Pindrop Study Shows Spike in Call Center Fraud


By Casey Houser, Contributing Writer

The latest study from fraud protection software developer Pindrop does not contain cheery news for call centers.

Pindrop found in its 2016 Call Center Fraud Report that the number of phone fraud attacks in the U.K. and U.S. has grown by 45 percent between 2013 and the present. In part, it appears that an increased use of EMV chip credit cards has pushed criminals to shift their tactics. Criminals now seem to favor attacks on the call center, which has become the weakest link in the chain since credit cards have become stronger.




David Dewey, the director of Pindrop Labs, commented on this shift in focus:

“There is an alarmingly large increase in attackers targeting call centers to gain access to funds and steal key assets including money, merchandise, and proprietary information,” Dewey said. “This problem is not restricted to U.S. financial institutions – this is a growing problem on a global scale. The common thread is that criminals go where the likelihood of detection is lowest and the rewards are high.”

Although he notes the global scale of this problem, Pindrop’s immediate concern with the 2016 Call Center Fraud Report provides only a slice of the whole.

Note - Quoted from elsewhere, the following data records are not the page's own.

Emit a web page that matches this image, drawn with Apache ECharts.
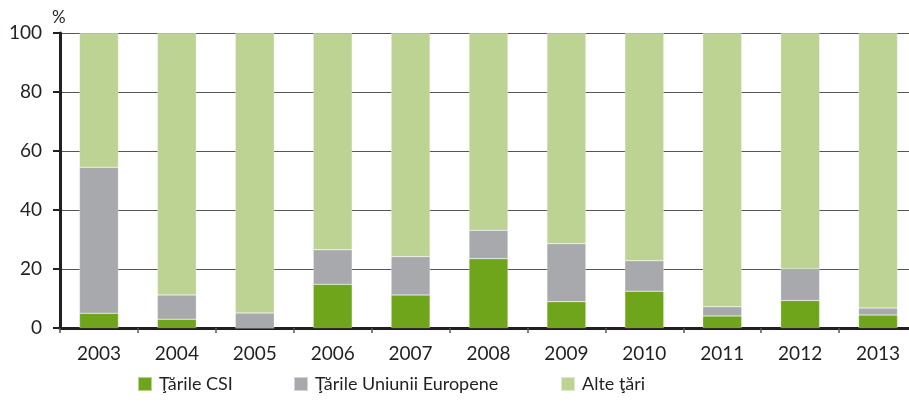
<!DOCTYPE html>
<html><head><meta charset="utf-8">
<script src="https://cdn.jsdelivr.net/npm/echarts@6/dist/echarts.min.js"></script>
<style>html,body{margin:0;padding:0;background:#fff}#c{width:909px;height:405px}</style>
</head><body><div id="c"></div>
<script>
var categories = ['2003','2004','2005','2006','2007','2008','2009','2010','2011','2012','2013'];
var csi = [5, 3, 0, 14.8, 11.2, 23.5, 8.9, 12.5, 4.1, 9.3, 4.4];
var eu = [49.5, 8.2, 5.1, 11.7, 13, 9.6, 19.7, 10.3, 3.1, 10.7, 2.4];
var other = [45.5, 88.8, 94.9, 73.5, 75.8, 66.9, 71.4, 77.2, 92.8, 80, 93.2];
var yTicks = [0, 20, 40, 60, 80, 100];
var names = ['Ţările CSI', 'Ţările Uniunii Europene', 'Alte ţări'];

var font = 'Lato';
var chart = echarts.init(document.getElementById('c'));
function ser(name, data, color){
  return {name:name, type:'bar', stack:'s', data:data, barWidth:'50%',
    itemStyle:{color:color, borderColor:'rgba(255,255,255,0.5)', borderWidth:0.5}};
}
var legendLefts = [137, 293, 560];
var legends = names.map(function(n, i){
  return {left:legendLefts[i], top:375, itemWidth:14, itemHeight:14, icon:'rect', padding:0,
    textStyle:{fontSize:18, color:'#231f20', fontFamily:font, padding:[0,0,0,2]}, data:[n]};
});
chart.setOption({
  animation:false,
  textStyle:{fontFamily:font},
  grid:{left:60, width:857, top:33, bottom:77, containLabel:false, outerBoundsMode:'none'},
  graphic:[{type:'text', left:52, top:9, style:{text:'%', fontSize:17, fontFamily:font, fill:'#231f20'}}],
  legend:legends,
  xAxis:{type:'category', data:categories,
    axisLine:{lineStyle:{color:'#231f20', width:3}},
    axisTick:{show:true, length:5, lineStyle:{color:'#555', width:1.5}},
    axisLabel:{fontSize:19, color:'#231f20', margin:16}},
  yAxis:{type:'value', min:yTicks[0], max:yTicks[yTicks.length-1], interval:20,
    axisLine:{show:true, lineStyle:{color:'#231f20', width:3}},
    axisTick:{show:true, length:7, lineStyle:{color:'#231f20', width:2}},
    axisLabel:{fontSize:19, color:'#231f20', margin:18},
    splitLine:{lineStyle:{color:'#555', width:1}}},
  series:[ser(names[0], csi, '#6fa51a'), ser(names[1], eu, '#a8a9ad'), ser(names[2], other, '#bcd393')]
});
</script></body></html>
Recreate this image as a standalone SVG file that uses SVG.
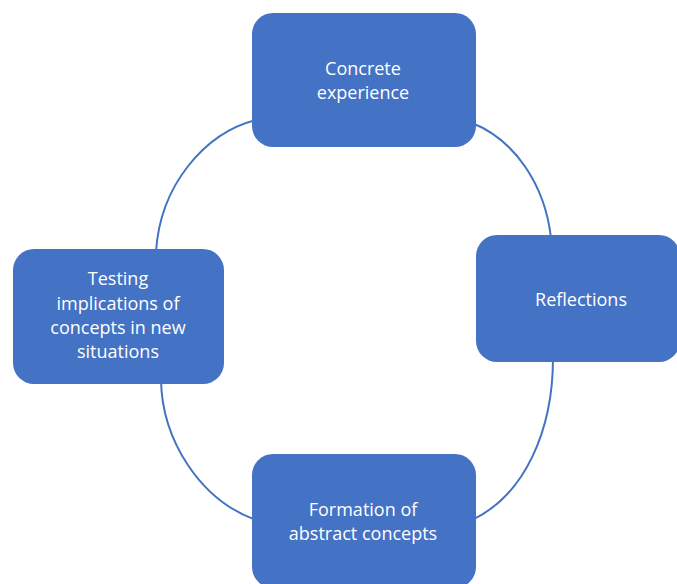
<svg xmlns="http://www.w3.org/2000/svg" width="677" height="584" viewBox="0 0 677 584">
  <style>
    .box { fill: #4472C4; }
    .lbl { fill: #FFFFFF; font-family: "Open Sans", "Noto Sans", sans-serif; font-size: 18px; text-anchor: middle; }
    .arc { fill: none; stroke: #4472C4; stroke-width: 2; }
  </style>
  <rect width="677" height="584" fill="#FFFFFF"/>
  <g id="connectors">
    <path class="arc" d="M256,120 C205,133 160,185 156,252"/>
    <path class="arc" d="M472,123 C515,140 545,185 551,238"/>
    <path class="arc" d="M553,358 C553,430 525,495 472,520"/>
    <path class="arc" d="M161,380 C162,440 200,500 256,520"/>
  </g>
  <g id="node-concrete">
    <rect class="box" x="252" y="13" width="224" height="134" rx="21"/>
    <text class="lbl" x="363" y="75">Concrete</text>
    <text class="lbl" x="363" y="99">experience</text>
  </g>
  <g id="node-reflections">
    <rect class="box" x="476" y="235" width="204" height="127" rx="21"/>
    <text class="lbl" x="581" y="306">Reflections</text>
  </g>
  <g id="node-formation">
    <rect class="box" x="252" y="454" width="224" height="134" rx="21"/>
    <text class="lbl" x="363" y="516">Formation of</text>
    <text class="lbl" x="363" y="540">abstract concepts</text>
  </g>
  <g id="node-testing">
    <rect class="box" x="13" y="249" width="211" height="135" rx="21"/>
    <text class="lbl" x="118" y="285">Testing</text>
    <text class="lbl" x="118" y="310">implications of</text>
    <text class="lbl" x="118" y="334">concepts in new</text>
    <text class="lbl" x="118" y="358">situations</text>
  </g>
</svg>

It begins by noting the amount of money that call centers lost in 2015. At an average rate of $0.65 lost on each call, large call centers that take 40 million calls a year can expect to lose as much as $27 million due to fraud.

Pindrop has tackled these losses head-on by identifying and preventing hacking attempts. Although some callers may appear nice but forgetful, they could be fishing for information that compliments their existing base of data. Once criminals complete the puzzle by tricking call center agents with seemingly innocent questions, they can move to the next step of breaking into individual user credit accounts.

Pindrop’s anti-fraud uses analysis of a call’s audio characteristics, a caller’s geographic location, and phone number reputation to get a picture of whether or not a call is malicious. It is this Phoneprint technique that helps stop criminals in their tracks and also helped inform the data available in Pindrop’s latest study.

Researchers also found that the rate of fraud in the U.K. is currently much higher than in the U.S. Although U.S. call centers see a malicious call rate of about one in 1,700 calls, U.K. call centers see a rate of one in 700. Moreover, life insurance companies saw the highest rate of fraud among those financial groups the researcher’s studied. As an industry, it witnesses more than $31 million in yearly potential loss.